Records with drawing code
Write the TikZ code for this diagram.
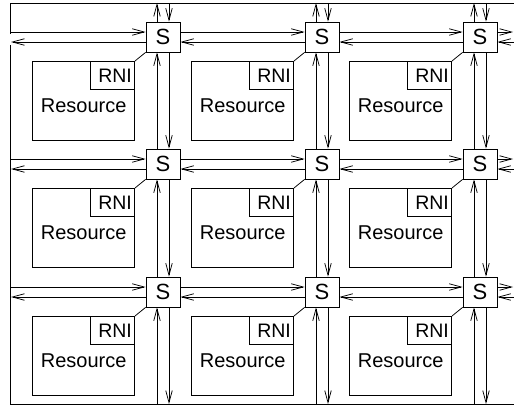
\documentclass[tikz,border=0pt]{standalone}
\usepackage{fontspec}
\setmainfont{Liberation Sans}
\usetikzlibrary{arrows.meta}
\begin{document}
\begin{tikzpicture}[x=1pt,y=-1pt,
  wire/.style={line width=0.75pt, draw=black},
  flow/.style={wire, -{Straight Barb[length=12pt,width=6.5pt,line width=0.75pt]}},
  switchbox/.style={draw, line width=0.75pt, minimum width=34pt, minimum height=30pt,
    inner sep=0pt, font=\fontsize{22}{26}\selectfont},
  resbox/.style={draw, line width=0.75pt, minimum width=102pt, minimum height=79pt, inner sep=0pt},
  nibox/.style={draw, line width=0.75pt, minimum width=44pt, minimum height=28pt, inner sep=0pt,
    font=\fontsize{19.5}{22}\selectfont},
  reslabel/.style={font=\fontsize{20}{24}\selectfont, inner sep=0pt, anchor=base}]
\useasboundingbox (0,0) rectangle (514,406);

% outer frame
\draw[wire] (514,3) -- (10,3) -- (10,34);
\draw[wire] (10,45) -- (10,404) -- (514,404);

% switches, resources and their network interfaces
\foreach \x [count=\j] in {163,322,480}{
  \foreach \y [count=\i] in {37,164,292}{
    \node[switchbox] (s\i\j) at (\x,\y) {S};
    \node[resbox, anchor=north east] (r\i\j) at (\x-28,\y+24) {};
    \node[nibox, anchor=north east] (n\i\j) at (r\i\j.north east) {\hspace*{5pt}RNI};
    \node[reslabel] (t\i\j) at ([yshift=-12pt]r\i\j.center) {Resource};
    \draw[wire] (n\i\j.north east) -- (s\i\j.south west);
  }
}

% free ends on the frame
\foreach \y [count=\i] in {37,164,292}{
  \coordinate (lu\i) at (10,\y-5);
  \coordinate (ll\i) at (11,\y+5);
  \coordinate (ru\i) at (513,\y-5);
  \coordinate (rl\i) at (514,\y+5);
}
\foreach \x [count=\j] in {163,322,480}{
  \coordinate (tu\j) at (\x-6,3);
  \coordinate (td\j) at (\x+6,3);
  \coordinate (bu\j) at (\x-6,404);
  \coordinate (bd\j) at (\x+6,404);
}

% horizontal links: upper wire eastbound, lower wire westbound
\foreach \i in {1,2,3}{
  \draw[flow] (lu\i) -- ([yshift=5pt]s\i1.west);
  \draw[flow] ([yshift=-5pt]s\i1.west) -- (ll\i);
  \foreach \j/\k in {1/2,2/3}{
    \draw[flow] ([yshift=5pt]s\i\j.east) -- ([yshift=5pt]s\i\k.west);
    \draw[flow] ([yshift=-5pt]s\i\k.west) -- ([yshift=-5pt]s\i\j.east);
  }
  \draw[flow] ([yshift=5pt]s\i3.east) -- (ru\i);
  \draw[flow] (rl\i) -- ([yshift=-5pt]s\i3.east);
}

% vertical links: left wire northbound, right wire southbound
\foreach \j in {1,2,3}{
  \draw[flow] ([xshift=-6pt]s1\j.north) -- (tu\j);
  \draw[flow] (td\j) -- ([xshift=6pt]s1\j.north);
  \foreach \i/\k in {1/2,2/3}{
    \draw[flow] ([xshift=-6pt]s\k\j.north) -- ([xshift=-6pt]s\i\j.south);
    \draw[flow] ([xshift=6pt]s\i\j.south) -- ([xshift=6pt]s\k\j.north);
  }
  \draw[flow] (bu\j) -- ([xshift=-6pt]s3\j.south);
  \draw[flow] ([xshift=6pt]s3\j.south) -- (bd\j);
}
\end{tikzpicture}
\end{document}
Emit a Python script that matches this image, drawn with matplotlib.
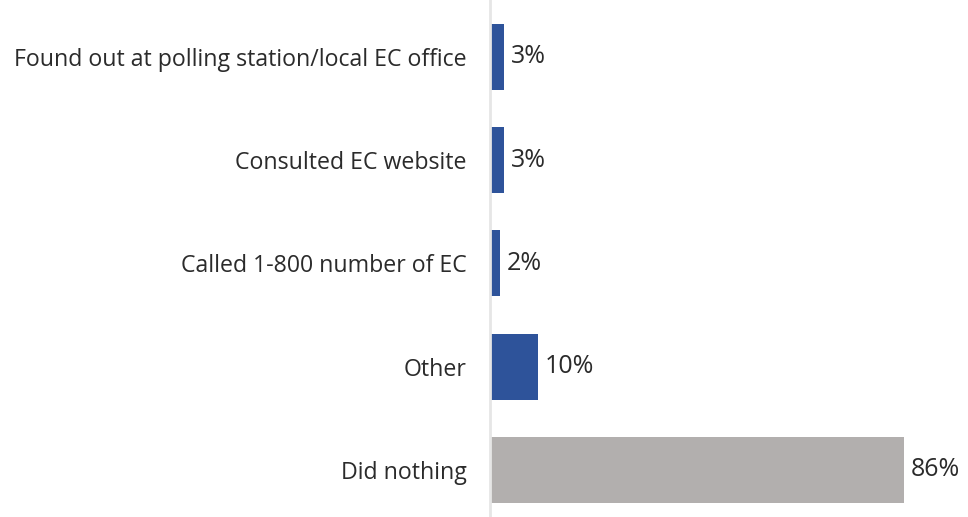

**WHAT TO DO**
Check each line of the entries for the string "this". Copy the lines that have it.

**THE COMPLETED TASK**
Write the TikZ code for this diagram.
Emit a Python script that matches this image, drawn with matplotlib.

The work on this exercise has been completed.